Most people fail at goals not because they aimed wrong but because they stopped moving before they arrived.
They set the target, start strong, hit resistance, and slowly drift into something else.
A new goal, a revised plan, a different priority — anything that explains why the original thing didn’t get finished. The target didn’t move. They did.
Locking in means none of that happens. You decide what you’re after, you commit to it fully, and you don’t declare it finished until it actually is.
A Target Without a Locked-In Commitment Is Just a Wish
Setting a goal and locking in on a goal are not the same thing.
Setting is the easy part — anyone can write something down.
Locking in means you’ve decided this is where your focused energy goes until it’s done, and distractions, setbacks, and slow progress are not valid reasons to redirect.
Most people give themselves too many exits. They’re pursuing the goal, but they’re also watching for signs that it’s not working, ready to pivot the moment the evidence gets uncomfortable.
That’s not execution — that’s conditional commitment, which pays conditional results.
Data Keeps You Honest
This is where most people get emotional when they should get analytical.
Progress on meaningful goals is rarely linear.
There will be stretches where the numbers don’t move, the results don’t show, and everything feels like it’s stalled. Feeling your way through that stretch usually leads to quitting.
Using data leads to adjusting.
Track the inputs, not just the outcomes.
Are you actually executing at the level the goal requires?
If yes, the data tells you to hold. If no, the data tells you exactly where to correct. Either way, you’re making a decision based on evidence rather than frustration.
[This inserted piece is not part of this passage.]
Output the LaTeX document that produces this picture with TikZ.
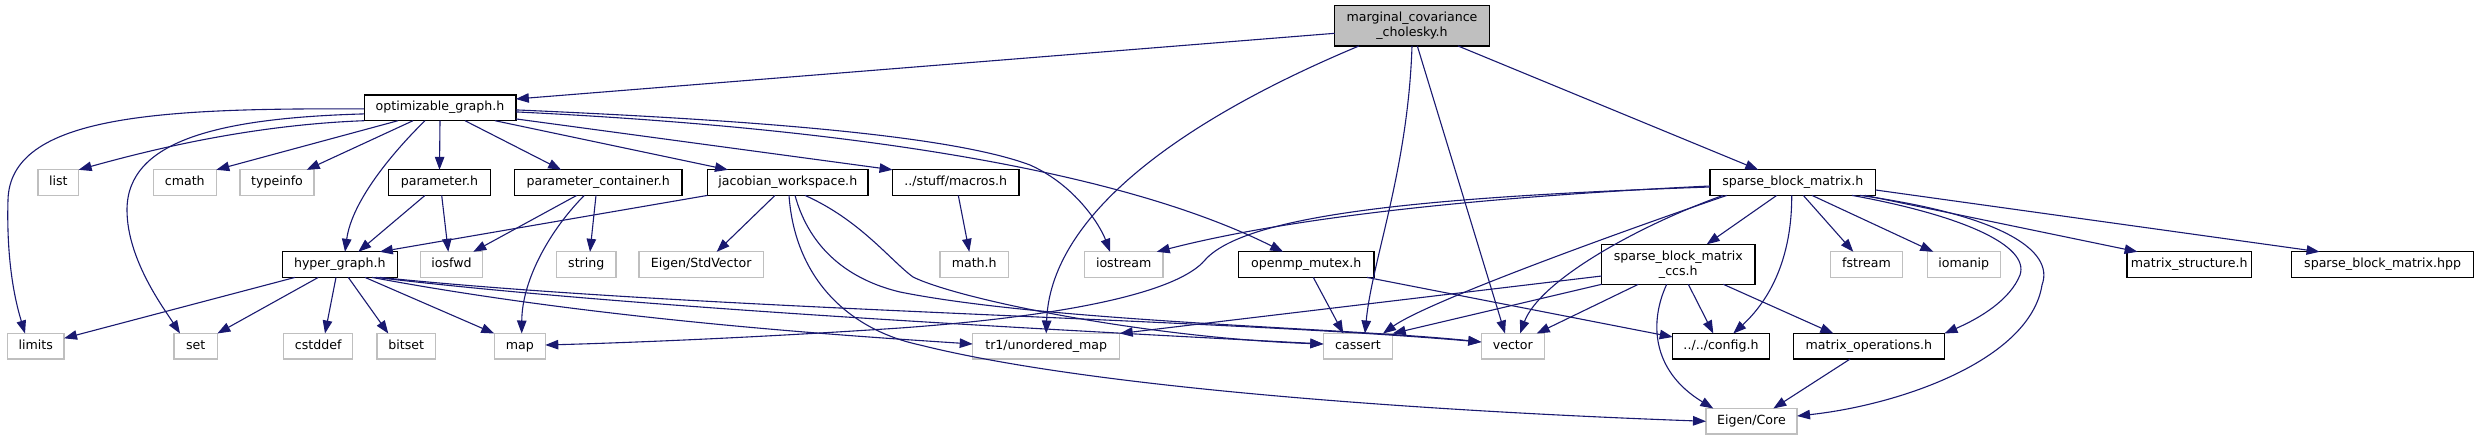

The goal doesn’t change. The approach adjusts based on what the data shows.
Execute Until Attained — Not Until It Gets Hard
Completion is the standard. Not until it gets uncomfortable, not until something more interesting comes along, not until you’ve made a reasonable effort and it hasn’t worked yet.
Until it’s done.
That standard sounds obvious. Put into practice, it’s where most people find out how serious they actually were about what they said they wanted.
Lock in. Use the data. Don’t stop until it’s attained.
Today’s FL10 Minute Workout: Sugar Rush
10 min · No gym · No equipment · 2 min each
- Candy Crush — Jump squats. Drop low, explode up. Land soft. That’s one.
- Caramel Drip — Slow mountain climbers. Drive each knee to your chest. Controlled. No rushing.
- Jawbreaker — Burpees. Drop to the floor, chest down, push up, jump up. Hard to finish. That’s the point.
- Gummy Bear Bounce — High knees. Run in place, knees above hip level. Stay bouncy. Stay fast.
- Melting Point — Plank hold. Arms locked, body straight. Hold until you melt into the floor.